[WHAT YOU NEED TO DO]
Copy all lines below exactly as written. Leave pictures out.

[STORED DATA]
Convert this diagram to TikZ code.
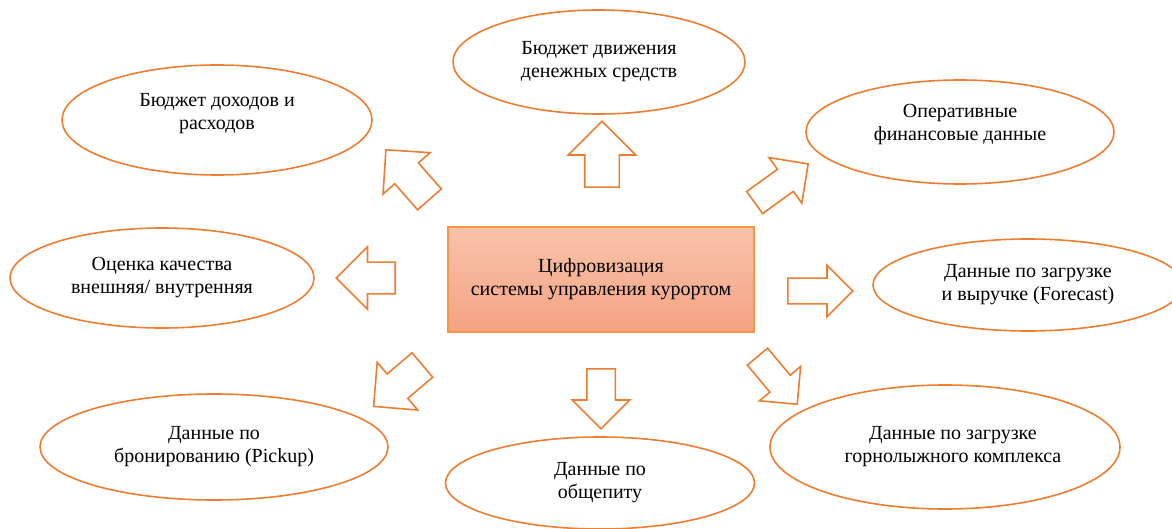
\documentclass[tikz,border=0pt]{standalone}
\usepackage{fontspec}
\setmainfont{Liberation Serif}
\usetikzlibrary{shapes.geometric, shapes.arrows}

\definecolor{orangeline}{HTML}{ED7D31}
\definecolor{hubline}{HTML}{F79646}
\definecolor{hubtop}{HTML}{F8C3AA}
\definecolor{hubbottom}{HTML}{F4A383}

\tikzset{
  bubbletext/.style={align=center, font=\fontsize{20}{23}\selectfont},
  bubble/.style={ellipse, draw=orangeline, line width=1.6pt, inner sep=0pt, bubbletext},
  hub/.style={rectangle, draw=hubline, line width=1.3pt, top color=hubtop,
    bottom color=hubbottom, minimum width=306pt, minimum height=105pt, bubbletext},
  blockarrow/.style={single arrow, draw=orangeline, fill=white, line width=1.6pt,
    inner xsep=0pt, single arrow head indent=0pt, anchor=tail}
}

\begin{document}
\begin{tikzpicture}
	[x=1pt, y=-1pt]
   \useasboundingbox (0,0) rectangle (1172,529);
   % centre
   \node[hub] (hub) at (601,279.5) {Цифровизация\\системы управления курортом};
   % ellipses
   \node[bubble, minimum width=292pt, minimum height=104pt] (e_dds)      at (599,62)  {Бюджет движения\\денежных средств};
   \node[bubble, minimum width=310pt, minimum height=110pt,
     label={[bubbletext, yshift=6pt]center:Бюджет доходов и\\расходов}] (e_budget) at (217,120) {};
   \node[bubble, minimum width=308pt, minimum height=104pt,
     label={[bubbletext, yshift=7pt]center:Оперативные\\финансовые данные}] (e_oper) at (960,132) {};
   \node[bubble, minimum width=304pt, minimum height=100pt] (e_quality)  at (162,278) {Оценка качества\\внешняя/ внутренняя};
   \node[bubble, minimum width=310pt, minimum height=92pt]  (e_forecast) at (1028,285) {Данные по загрузке\\и выручке (Forecast)};
   \node[bubble, minimum width=348pt, minimum height=106pt] (e_pickup)   at (214,447) {Данные по\\бронированию (Pickup)};
   \node[bubble, minimum width=309pt, minimum height=92pt]  (e_food)     at (600,483) {Данные по\\общепиту};
   \node[bubble, minimum width=350pt, minimum height=124pt,
     label={[bubbletext, xshift=8pt]center:Данные по загрузке\\горнолыжного комплекса}] (e_ski) at (945,447) {};
   % block arrows
   \node[blockarrow, minimum height=66pt, inner ysep=16.5pt, single arrow head extend=16.5pt, rotate=90]    (a_up) at (602,188) {};
   \node[blockarrow, minimum height=66pt, inner ysep=12.8pt, single arrow head extend=14.5pt, rotate=35.8]  (a_ur) at (754,203) {};
   \node[blockarrow, minimum height=65pt, inner ysep=12pt,   single arrow head extend=13pt,   rotate=0]     (a_r)  at (787,291) {};
   \node[blockarrow, minimum height=62pt, inner ysep=12.4pt, single arrow head extend=13.6pt, rotate=-50.2] (a_dr) at (757,356) {};
   \node[blockarrow, minimum height=60pt, inner ysep=13.5pt, single arrow head extend=14.5pt, rotate=-90]   (a_d)  at (601,368) {};
   \node[blockarrow, minimum height=64pt, inner ysep=15.2pt, single arrow head extend=15.3pt, rotate=220.3] (a_dl) at (423,364.5) {};
   \node[blockarrow, minimum height=59pt, inner ysep=15pt,   single arrow head extend=15.5pt, rotate=180]   (a_l)  at (396,278) {};
   \node[blockarrow, minimum height=66pt, inner ysep=15pt,   single arrow head extend=15.5pt, rotate=131.3] (a_ul) at (430,200) {};
\end{tikzpicture}
\end{document}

[ANSWER TO THIS TASK]
Convert this diagram to TikZ code.
\documentclass[tikz,border=0pt]{standalone}
\usepackage{fontspec}
\setmainfont{Liberation Serif}
\usetikzlibrary{shapes.geometric, shapes.arrows}

\definecolor{orangeline}{HTML}{ED7D31}
\definecolor{hubline}{HTML}{F79646}
\definecolor{hubtop}{HTML}{F8C3AA}
\definecolor{hubbottom}{HTML}{F4A383}

\tikzset{
  bubbletext/.style={align=center, font=\fontsize{20}{23}\selectfont},
  bubble/.style={ellipse, draw=orangeline, line width=1.6pt, inner sep=0pt, bubbletext},
  hub/.style={rectangle, draw=hubline, line width=1.3pt, top color=hubtop,
    bottom color=hubbottom, minimum width=306pt, minimum height=105pt, bubbletext},
  blockarrow/.style={single arrow, draw=orangeline, fill=white, line width=1.6pt,
    inner xsep=0pt, single arrow head indent=0pt, anchor=tail}
}

\begin{document}
\begin{tikzpicture}
	[x=1pt, y=-1pt]
   \useasboundingbox (0,0) rectangle (1172,529);
   % centre
   \node[hub] (hub) at (601,279.5) {Цифровизация\\системы управления курортом};
   % ellipses
   \node[bubble, minimum width=292pt, minimum height=104pt] (e_dds)      at (599,62)  {Бюджет движения\\денежных средств};
   \node[bubble, minimum width=310pt, minimum height=110pt,
     label={[bubbletext, yshift=6pt]center:Бюджет доходов и\\расходов}] (e_budget) at (217,120) {};
   \node[bubble, minimum width=308pt, minimum height=104pt,
     label={[bubbletext, yshift=7pt]center:Оперативные\\финансовые данные}] (e_oper) at (960,132) {};
   \node[bubble, minimum width=304pt, minimum height=100pt] (e_quality)  at (162,278) {Оценка качества\\внешняя/ внутренняя};
   \node[bubble, minimum width=310pt, minimum height=92pt]  (e_forecast) at (1028,285) {Данные по загрузке\\и выручке (Forecast)};
   \node[bubble, minimum width=348pt, minimum height=106pt] (e_pickup)   at (214,447) {Данные по\\бронированию (Pickup)};
   \node[bubble, minimum width=309pt, minimum height=92pt]  (e_food)     at (600,483) {Данные по\\общепиту};
   \node[bubble, minimum width=350pt, minimum height=124pt,
     label={[bubbletext, xshift=8pt]center:Данные по загрузке\\горнолыжного комплекса}] (e_ski) at (945,447) {};
   % block arrows
   \node[blockarrow, minimum height=66pt, inner ysep=16.5pt, single arrow head extend=16.5pt, rotate=90]    (a_up) at (602,188) {};
   \node[blockarrow, minimum height=66pt, inner ysep=12.8pt, single arrow head extend=14.5pt, rotate=35.8]  (a_ur) at (754,203) {};
   \node[blockarrow, minimum height=65pt, inner ysep=12pt,   single arrow head extend=13pt,   rotate=0]     (a_r)  at (787,291) {};
   \node[blockarrow, minimum height=62pt, inner ysep=12.4pt, single arrow head extend=13.6pt, rotate=-50.2] (a_dr) at (757,356) {};
   \node[blockarrow, minimum height=60pt, inner ysep=13.5pt, single arrow head extend=14.5pt, rotate=-90]   (a_d)  at (601,368) {};
   \node[blockarrow, minimum height=64pt, inner ysep=15.2pt, single arrow head extend=15.3pt, rotate=220.3] (a_dl) at (423,364.5) {};
   \node[blockarrow, minimum height=59pt, inner ysep=15pt,   single arrow head extend=15.5pt, rotate=180]   (a_l)  at (396,278) {};
   \node[blockarrow, minimum height=66pt, inner ysep=15pt,   single arrow head extend=15.5pt, rotate=131.3] (a_ul) at (430,200) {};
\end{tikzpicture}
\end{document}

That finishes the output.